Input for this task >>
******************************

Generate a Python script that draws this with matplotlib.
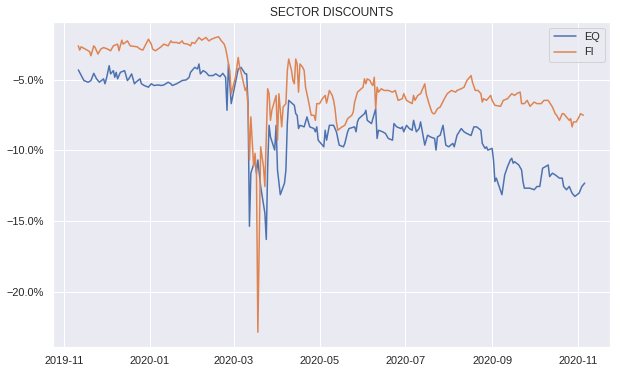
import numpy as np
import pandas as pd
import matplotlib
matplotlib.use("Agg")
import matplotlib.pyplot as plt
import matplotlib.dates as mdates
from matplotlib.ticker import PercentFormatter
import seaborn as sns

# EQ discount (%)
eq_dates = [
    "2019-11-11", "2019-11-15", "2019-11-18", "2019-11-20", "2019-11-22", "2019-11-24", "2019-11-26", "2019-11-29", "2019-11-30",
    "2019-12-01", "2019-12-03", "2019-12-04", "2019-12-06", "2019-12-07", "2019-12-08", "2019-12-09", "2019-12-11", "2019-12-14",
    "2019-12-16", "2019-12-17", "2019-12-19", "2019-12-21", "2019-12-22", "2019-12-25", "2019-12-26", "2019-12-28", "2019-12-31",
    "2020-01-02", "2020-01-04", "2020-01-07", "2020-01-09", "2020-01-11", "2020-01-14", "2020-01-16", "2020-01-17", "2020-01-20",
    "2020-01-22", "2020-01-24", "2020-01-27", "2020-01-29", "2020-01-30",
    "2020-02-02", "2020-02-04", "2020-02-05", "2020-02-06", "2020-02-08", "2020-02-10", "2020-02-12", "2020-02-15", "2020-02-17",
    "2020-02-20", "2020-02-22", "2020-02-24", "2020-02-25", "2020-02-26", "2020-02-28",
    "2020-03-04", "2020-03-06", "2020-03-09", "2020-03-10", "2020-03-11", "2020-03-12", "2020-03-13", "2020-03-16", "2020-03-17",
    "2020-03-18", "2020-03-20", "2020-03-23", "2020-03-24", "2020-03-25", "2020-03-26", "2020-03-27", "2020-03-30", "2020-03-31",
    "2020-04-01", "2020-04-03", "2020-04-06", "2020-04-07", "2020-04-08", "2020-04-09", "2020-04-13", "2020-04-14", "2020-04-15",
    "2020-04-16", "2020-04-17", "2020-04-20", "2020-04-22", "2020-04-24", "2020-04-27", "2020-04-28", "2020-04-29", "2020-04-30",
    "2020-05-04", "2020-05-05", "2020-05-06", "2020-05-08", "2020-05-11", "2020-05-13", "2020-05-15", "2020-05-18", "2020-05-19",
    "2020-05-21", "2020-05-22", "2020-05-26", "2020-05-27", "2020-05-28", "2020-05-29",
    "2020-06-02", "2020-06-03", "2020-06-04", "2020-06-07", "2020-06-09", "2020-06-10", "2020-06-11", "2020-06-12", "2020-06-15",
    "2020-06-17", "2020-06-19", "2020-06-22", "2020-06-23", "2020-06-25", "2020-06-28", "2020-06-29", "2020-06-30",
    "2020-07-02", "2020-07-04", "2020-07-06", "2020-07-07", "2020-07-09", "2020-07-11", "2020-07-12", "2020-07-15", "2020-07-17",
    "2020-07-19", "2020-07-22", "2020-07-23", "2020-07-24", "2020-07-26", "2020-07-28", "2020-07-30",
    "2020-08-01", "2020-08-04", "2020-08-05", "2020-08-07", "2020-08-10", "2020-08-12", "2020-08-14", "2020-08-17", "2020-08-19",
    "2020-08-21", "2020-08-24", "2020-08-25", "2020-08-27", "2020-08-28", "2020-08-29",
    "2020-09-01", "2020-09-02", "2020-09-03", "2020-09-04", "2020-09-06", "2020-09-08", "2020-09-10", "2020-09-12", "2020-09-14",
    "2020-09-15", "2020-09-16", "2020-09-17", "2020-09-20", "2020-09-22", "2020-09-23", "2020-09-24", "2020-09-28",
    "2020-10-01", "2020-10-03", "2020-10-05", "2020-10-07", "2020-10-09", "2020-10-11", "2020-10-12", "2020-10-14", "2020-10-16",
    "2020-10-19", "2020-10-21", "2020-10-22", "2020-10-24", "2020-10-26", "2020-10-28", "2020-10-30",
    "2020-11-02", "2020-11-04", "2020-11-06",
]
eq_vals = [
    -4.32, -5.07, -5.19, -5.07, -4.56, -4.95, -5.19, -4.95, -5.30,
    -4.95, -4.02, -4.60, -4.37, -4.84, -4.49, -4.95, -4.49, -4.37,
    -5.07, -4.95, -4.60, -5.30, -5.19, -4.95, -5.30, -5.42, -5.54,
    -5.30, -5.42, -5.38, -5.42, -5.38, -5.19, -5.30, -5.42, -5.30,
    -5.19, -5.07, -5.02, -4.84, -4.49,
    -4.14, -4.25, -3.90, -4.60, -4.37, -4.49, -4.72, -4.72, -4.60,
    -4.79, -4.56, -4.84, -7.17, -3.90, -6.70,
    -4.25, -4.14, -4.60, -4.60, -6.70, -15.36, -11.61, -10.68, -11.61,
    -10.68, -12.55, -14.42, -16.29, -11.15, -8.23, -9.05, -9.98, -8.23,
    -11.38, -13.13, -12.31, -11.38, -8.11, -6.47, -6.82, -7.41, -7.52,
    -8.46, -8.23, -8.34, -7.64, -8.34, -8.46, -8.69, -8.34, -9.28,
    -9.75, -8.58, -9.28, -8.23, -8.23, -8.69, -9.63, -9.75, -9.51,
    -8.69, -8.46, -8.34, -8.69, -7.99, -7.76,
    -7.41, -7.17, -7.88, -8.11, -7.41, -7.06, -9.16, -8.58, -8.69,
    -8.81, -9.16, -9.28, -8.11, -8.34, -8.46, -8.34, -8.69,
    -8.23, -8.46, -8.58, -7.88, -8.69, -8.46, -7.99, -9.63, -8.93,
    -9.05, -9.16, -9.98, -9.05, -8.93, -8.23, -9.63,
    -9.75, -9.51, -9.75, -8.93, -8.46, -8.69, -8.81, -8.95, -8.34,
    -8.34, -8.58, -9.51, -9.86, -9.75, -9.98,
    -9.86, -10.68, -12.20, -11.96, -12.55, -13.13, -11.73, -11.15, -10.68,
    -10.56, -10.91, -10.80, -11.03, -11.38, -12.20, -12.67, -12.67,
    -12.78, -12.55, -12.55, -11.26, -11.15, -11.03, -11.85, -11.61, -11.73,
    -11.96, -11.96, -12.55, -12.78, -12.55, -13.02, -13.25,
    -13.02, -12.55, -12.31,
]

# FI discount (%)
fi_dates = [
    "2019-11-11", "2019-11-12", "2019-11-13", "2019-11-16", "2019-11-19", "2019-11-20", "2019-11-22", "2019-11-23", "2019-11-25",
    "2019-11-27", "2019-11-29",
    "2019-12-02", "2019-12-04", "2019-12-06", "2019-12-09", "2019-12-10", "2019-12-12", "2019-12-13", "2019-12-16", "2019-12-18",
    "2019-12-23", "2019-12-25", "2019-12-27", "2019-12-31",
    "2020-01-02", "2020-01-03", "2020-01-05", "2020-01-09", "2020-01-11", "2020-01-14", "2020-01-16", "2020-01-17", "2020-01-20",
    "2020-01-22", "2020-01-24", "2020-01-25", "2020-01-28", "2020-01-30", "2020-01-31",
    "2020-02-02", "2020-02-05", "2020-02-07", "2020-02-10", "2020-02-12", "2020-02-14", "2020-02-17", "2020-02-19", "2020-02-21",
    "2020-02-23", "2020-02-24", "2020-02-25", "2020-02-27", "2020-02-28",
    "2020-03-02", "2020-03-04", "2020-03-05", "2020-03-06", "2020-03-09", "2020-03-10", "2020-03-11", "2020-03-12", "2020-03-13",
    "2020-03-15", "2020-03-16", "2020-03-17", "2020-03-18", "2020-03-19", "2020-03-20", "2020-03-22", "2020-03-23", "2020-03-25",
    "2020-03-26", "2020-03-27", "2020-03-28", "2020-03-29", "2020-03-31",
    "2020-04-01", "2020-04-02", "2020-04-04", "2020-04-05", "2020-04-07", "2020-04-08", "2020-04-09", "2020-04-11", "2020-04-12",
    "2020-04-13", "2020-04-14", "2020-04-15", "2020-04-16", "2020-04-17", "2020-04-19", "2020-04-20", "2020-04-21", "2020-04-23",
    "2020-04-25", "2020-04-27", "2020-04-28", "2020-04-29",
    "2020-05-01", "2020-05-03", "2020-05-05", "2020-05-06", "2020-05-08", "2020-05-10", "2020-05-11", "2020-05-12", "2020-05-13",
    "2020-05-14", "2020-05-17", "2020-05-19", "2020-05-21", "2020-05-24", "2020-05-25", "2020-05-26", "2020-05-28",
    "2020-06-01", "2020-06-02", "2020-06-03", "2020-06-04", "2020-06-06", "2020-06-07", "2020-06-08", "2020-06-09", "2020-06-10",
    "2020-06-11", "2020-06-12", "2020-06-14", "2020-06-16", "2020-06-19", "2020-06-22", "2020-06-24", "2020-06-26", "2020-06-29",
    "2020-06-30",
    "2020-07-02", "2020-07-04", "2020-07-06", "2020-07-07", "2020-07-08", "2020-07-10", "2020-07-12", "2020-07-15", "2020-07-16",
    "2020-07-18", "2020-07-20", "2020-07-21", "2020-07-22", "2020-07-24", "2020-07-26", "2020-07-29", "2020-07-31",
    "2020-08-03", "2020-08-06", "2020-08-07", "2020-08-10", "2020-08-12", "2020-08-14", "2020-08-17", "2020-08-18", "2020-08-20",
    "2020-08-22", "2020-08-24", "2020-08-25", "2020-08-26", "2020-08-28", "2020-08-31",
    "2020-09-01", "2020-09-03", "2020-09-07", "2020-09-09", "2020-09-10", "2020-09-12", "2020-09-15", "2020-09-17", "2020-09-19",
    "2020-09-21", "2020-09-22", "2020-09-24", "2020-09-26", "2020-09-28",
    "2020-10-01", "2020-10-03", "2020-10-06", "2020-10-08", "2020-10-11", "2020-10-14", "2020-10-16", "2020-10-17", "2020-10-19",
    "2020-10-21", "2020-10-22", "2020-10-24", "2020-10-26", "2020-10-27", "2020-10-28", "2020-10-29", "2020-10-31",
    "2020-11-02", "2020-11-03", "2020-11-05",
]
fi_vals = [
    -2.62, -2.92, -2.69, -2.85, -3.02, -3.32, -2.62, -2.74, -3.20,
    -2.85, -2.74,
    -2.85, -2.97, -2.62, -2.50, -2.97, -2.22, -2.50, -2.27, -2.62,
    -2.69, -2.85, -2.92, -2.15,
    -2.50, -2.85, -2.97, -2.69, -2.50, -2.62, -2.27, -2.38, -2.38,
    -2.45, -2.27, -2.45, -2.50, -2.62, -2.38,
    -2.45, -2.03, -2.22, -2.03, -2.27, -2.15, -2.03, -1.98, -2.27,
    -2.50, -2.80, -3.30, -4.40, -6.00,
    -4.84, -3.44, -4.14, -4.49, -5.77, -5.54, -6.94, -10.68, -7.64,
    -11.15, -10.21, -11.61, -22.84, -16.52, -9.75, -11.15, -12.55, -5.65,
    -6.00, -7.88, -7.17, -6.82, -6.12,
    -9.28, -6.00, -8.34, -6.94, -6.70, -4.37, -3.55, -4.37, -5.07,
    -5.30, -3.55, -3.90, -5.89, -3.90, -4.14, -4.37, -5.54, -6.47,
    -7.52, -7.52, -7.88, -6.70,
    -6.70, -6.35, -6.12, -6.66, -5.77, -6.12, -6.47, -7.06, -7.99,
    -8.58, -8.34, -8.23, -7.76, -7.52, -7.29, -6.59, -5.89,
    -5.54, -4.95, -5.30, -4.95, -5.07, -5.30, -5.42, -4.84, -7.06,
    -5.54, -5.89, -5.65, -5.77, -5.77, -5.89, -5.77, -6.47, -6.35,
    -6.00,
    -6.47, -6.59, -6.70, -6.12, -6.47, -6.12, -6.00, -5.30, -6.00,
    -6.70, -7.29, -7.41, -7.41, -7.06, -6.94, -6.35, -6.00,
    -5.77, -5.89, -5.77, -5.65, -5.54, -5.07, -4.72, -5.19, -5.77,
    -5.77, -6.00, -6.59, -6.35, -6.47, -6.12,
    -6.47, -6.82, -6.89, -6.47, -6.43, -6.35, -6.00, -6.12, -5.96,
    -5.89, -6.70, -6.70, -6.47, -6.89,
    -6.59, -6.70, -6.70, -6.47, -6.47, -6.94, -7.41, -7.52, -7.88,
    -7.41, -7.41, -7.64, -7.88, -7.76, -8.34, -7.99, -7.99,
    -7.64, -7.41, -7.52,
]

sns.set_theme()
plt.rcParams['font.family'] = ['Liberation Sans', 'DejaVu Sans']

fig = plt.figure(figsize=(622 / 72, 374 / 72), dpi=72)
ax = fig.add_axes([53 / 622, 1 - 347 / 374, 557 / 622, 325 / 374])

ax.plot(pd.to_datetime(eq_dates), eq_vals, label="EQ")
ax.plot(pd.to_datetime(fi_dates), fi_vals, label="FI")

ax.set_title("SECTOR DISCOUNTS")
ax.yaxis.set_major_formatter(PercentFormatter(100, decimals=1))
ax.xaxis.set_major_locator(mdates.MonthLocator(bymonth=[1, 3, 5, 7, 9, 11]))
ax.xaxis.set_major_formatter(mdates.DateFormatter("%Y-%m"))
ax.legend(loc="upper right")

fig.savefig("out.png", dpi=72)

******************************

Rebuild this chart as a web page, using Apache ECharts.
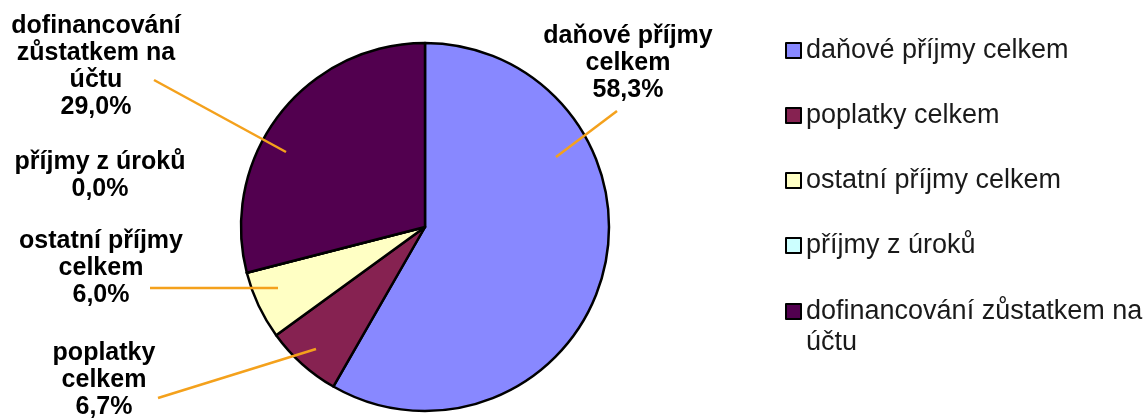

******************************

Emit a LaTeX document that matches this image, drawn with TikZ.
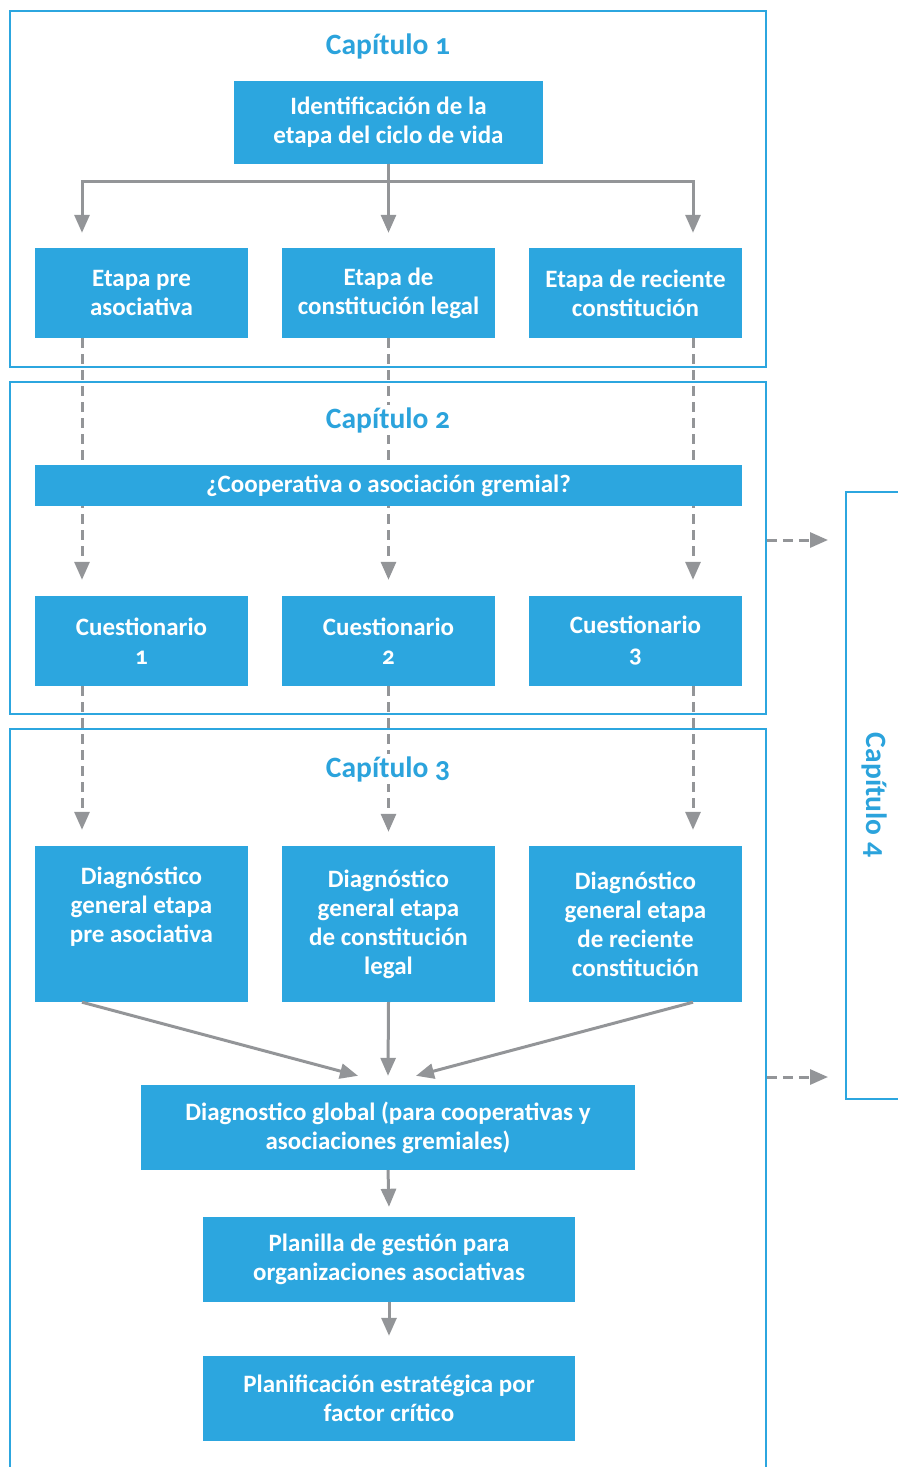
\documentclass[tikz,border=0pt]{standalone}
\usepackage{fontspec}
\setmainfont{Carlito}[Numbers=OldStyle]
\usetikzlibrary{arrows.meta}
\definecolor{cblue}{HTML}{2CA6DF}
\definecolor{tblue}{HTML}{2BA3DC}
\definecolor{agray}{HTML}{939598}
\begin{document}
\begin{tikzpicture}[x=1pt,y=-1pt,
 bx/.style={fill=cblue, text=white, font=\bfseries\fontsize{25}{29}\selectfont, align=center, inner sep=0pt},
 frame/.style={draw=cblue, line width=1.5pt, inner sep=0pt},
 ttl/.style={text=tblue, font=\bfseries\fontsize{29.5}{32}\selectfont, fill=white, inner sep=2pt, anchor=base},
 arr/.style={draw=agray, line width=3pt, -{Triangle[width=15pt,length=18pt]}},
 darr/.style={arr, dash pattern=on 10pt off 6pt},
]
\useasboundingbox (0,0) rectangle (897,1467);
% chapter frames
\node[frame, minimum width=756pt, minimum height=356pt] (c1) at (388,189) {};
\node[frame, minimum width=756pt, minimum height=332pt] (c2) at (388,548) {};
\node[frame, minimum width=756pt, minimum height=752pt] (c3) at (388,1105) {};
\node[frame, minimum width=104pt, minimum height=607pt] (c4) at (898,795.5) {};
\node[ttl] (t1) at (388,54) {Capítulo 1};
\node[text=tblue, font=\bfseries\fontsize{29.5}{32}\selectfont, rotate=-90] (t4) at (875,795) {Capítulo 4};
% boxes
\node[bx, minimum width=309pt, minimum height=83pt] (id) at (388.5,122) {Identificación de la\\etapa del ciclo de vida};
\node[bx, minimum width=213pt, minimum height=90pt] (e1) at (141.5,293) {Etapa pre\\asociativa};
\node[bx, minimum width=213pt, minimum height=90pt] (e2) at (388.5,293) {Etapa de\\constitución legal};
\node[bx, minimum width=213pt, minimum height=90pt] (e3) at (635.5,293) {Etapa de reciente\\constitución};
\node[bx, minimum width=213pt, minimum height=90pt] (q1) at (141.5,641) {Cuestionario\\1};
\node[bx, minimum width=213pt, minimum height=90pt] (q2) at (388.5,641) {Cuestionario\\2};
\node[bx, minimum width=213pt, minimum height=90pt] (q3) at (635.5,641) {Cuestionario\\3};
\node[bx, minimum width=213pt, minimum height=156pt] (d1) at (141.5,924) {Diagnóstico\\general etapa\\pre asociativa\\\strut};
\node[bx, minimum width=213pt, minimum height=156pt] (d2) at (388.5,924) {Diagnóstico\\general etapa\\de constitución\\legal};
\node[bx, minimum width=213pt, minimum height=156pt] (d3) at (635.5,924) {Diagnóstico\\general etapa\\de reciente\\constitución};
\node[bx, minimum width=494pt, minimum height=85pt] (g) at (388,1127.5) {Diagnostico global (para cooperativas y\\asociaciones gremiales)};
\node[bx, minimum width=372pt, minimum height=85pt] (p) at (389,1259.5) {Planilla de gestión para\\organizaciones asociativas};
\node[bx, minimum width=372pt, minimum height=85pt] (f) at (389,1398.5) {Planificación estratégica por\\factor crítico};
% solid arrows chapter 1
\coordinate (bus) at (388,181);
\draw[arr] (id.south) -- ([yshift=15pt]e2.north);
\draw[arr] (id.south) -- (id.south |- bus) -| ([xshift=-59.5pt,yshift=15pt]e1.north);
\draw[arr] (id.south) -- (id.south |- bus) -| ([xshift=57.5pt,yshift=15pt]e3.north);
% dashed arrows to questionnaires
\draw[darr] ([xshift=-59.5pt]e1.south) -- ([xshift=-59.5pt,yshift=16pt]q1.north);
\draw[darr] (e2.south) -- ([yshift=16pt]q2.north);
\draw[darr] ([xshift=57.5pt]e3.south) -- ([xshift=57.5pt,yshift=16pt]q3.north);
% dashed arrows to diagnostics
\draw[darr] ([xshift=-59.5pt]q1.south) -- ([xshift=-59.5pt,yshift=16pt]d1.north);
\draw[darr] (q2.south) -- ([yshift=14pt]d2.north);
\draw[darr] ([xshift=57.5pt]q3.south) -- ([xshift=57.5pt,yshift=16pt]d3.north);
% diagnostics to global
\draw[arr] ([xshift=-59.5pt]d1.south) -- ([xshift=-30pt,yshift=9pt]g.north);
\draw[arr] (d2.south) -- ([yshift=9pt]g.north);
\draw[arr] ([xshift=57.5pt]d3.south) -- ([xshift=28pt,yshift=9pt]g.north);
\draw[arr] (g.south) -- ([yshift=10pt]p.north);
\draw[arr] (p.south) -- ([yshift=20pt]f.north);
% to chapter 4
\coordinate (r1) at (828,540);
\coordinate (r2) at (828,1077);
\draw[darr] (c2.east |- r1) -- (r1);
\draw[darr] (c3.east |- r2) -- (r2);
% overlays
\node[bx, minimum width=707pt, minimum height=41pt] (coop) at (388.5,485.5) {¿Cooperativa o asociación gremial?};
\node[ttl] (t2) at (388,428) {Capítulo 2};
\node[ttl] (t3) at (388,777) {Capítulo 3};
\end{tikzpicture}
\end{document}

******************************

Search the lines above for the string "with" and copy each line that has it.

Result >>
Generate a Python script that draws this with matplotlib.
Emit a LaTeX document that matches this image, drawn with TikZ.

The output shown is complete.